Bank audit refers to the procedures for evaluating the services and processes in banks and other financial institutions. All financial firms need to undergo this routine procedure to ensure that they are complying with the industry-specific as well as jurisdictional laws and regulations. Bank audits are conducted by specialist accountants known as bank auditors that focus on the completeness, accuracy and legitimacy of the financial activities. Although many banks and financial institutions find the audits a dreaded and strenuous experience, periodic audits are essential to ensure that the institute is fully in compliance with the regulations and is operating with high efficiency. Considering the significance of such audits, it’s important for an auditor to have a checklist for bank audits and use it as a tool to test and evaluate the processes. It also helps the auditor to ensure compliance with the laws and regulations of U.S. Securities and Exchange Commission (SEC) and International Financial Reporting Standards (IFRS).
Analyzing the Control Environment
It’s important for the auditor to understand the control environment of the banks and financial institutions and get familiarized with the factors that affect the transactions and corporate activities. There are internal as well as external factors that influence the banking activities. External factors relate to complying with the rules of government agencies whereas internal factors refers to working style of top management, human resources policies, ethical values, skill set of the staff and the financial robustness of the company. The competitive standing of a bank also impacts its control environment.
Evaluating Internal Controls
Evaluating internal controls is another prominent part of the checklist for bank audits. It’s the responsibility of an auditor to evaluate the internal controls of the banks on a random basis. Internal control refers to the directives established by the management for preventing errors, frauds or technological malfunctions. Testing and evaluating internal controls help the auditor gather evidences and important information regarding risks and procedures. Such information helps the auditor check if there are adequate and effective internal controls in place or not.
Ranking Risks and Controls
Evaluating internal controls helps an auditorget familiar with the controls. On the basis of this the auditor ranks the controls as “high”, “medium” and “low” depending on the expected loss. Generally Accepted Accounting Principles (GAAS) and Generally Accepted Accounting Principles (GAAP) are applied by an internal auditor for ranking the risks and controls. A bank’s Risk and Control Self-Assessment (RCSA) is also reviewed by the auditor. In RCSA, the senior risk manager of the bank provides information on the various controls and risks, along with their rating. Risks are ranked as “tier 1,” “tier 2” and “tier 3” on the basis of their loss possibility.

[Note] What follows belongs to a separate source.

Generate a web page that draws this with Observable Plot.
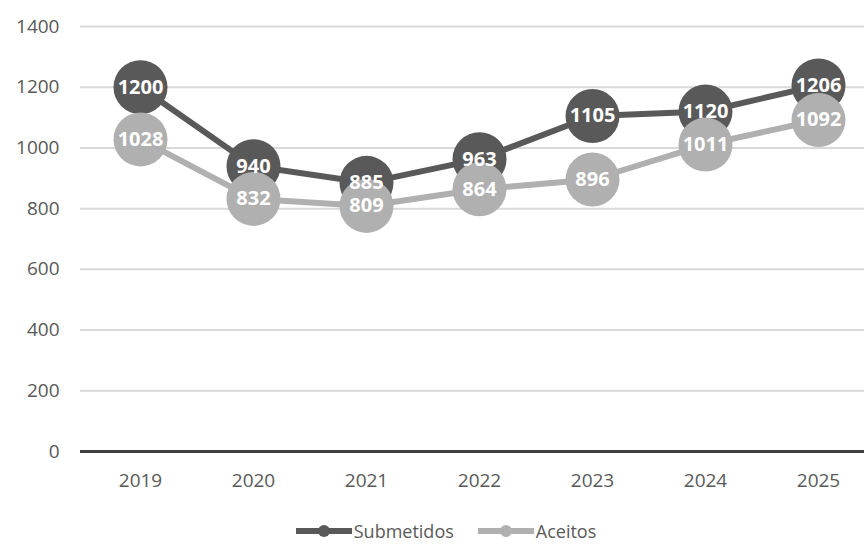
<!DOCTYPE html>
<html><head><meta charset="utf-8">
<script src="https://cdn.jsdelivr.net/npm/d3@7"></script>
<script src="https://cdn.jsdelivr.net/npm/@observablehq/plot@0.6"></script>
<style>
body{margin:0;background:#fff;font-family:"Open Sans",sans-serif;overflow:hidden;}
#chart svg{display:block;}
#legend{display:flex;justify-content:center;align-items:center;gap:24px;font-size:18px;line-height:18px;height:18px;color:#595959;margin-top:26px;margin-left:28px;}
.item{display:flex;align-items:center;}
.sw{position:relative;width:56px;height:6px;margin-right:2px;}
.sw .dot{position:absolute;left:22px;top:-3px;width:12px;height:12px;border-radius:6px;}
</style></head>
<body>
<div id="chart"></div>
<div id="legend"></div>
<script>
const years = ["2019","2020","2021","2022","2023","2024","2025"];
const submetidos = [1200, 940, 885, 963, 1105, 1120, 1206];
const aceitos = [1028, 832, 809, 864, 896, 1011, 1092];
const yTicks = [0, 200, 400, 600, 800, 1000, 1200, 1400];
const seriesNames = ["Submetidos", "Aceitos"];
const colors = ["#595959", "#b0b0b0"];

const dS = years.map((y,i)=>({year:y, value:submetidos[i]}));
const dA = years.map((y,i)=>({year:y, value:aceitos[i]}));

const font = "Open Sans";
const plot = Plot.plot({
  width: 864, height: 496,
  marginLeft: 80, marginRight: 0, marginTop: 26, marginBottom: 45,
  style: {fontFamily: font, fontSize: "19px", color: "#595959", background: "#fff"},
  x: {type: "point", domain: years, range: [137, 820], padding: 0, label: null},
  y: {domain: [0, 1400], label: null},
  marks: [
    Plot.ruleY(yTicks.filter(t=>t>0), {stroke: "#d9d9d9", strokeWidth: 2}),
    Plot.ruleY([0], {stroke: "#404040", strokeWidth: 3}),
    Plot.axisY({ticks: yTicks, tickFormat: d=>String(d), tickSize: 0, tickPadding: 21, fontSize: 19, fill: "#595959", label: null}),
    Plot.axisX({tickSize: 0, tickPadding: 22, fontSize: 19, fill: "#595959", label: null}),
    Plot.line(dS, {x: "year", y: "value", stroke: colors[0], strokeWidth: 6}),
    Plot.dot(dS, {x: "year", y: "value", r: 27, fill: colors[0]}),
    Plot.line(dA, {x: "year", y: "value", stroke: colors[1], strokeWidth: 6}),
    Plot.dot(dA, {x: "year", y: "value", r: 27, fill: colors[1]}),
    Plot.text(dS, {x: "year", y: "value", text: d=>String(d.value), fill: "white", fontWeight: "bold", fontSize: 20}),
    Plot.text(dA, {x: "year", y: "value", text: d=>String(d.value), fill: "white", fontWeight: "bold", fontSize: 20})
  ]
});
document.getElementById("chart").appendChild(plot);

const lg = document.getElementById("legend");
seriesNames.forEach((n,i)=>{
  const it = document.createElement("div"); it.className="item";
  it.innerHTML = `<div class="sw" style="background:${colors[i]}"><div class="dot" style="background:${colors[i]}"></div></div><span>${n}</span>`;
  lg.appendChild(it);
});
</script>
</body></html>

Issuing Final Audit Report
Before issuing the final audit report the auditor discusses the risk rankings with the senior management. This helps the manager in implementing appropriate corrective measures. “High” and “medium” risks may lead to significant losses. The auditor must also check if the financial statements are complete, accurate and compliant withGAAS, GAAP, IFRS and SEC rules. Complete financial statements include balance sheet, statement of cash flows, statement of profit and loss and statement of equity.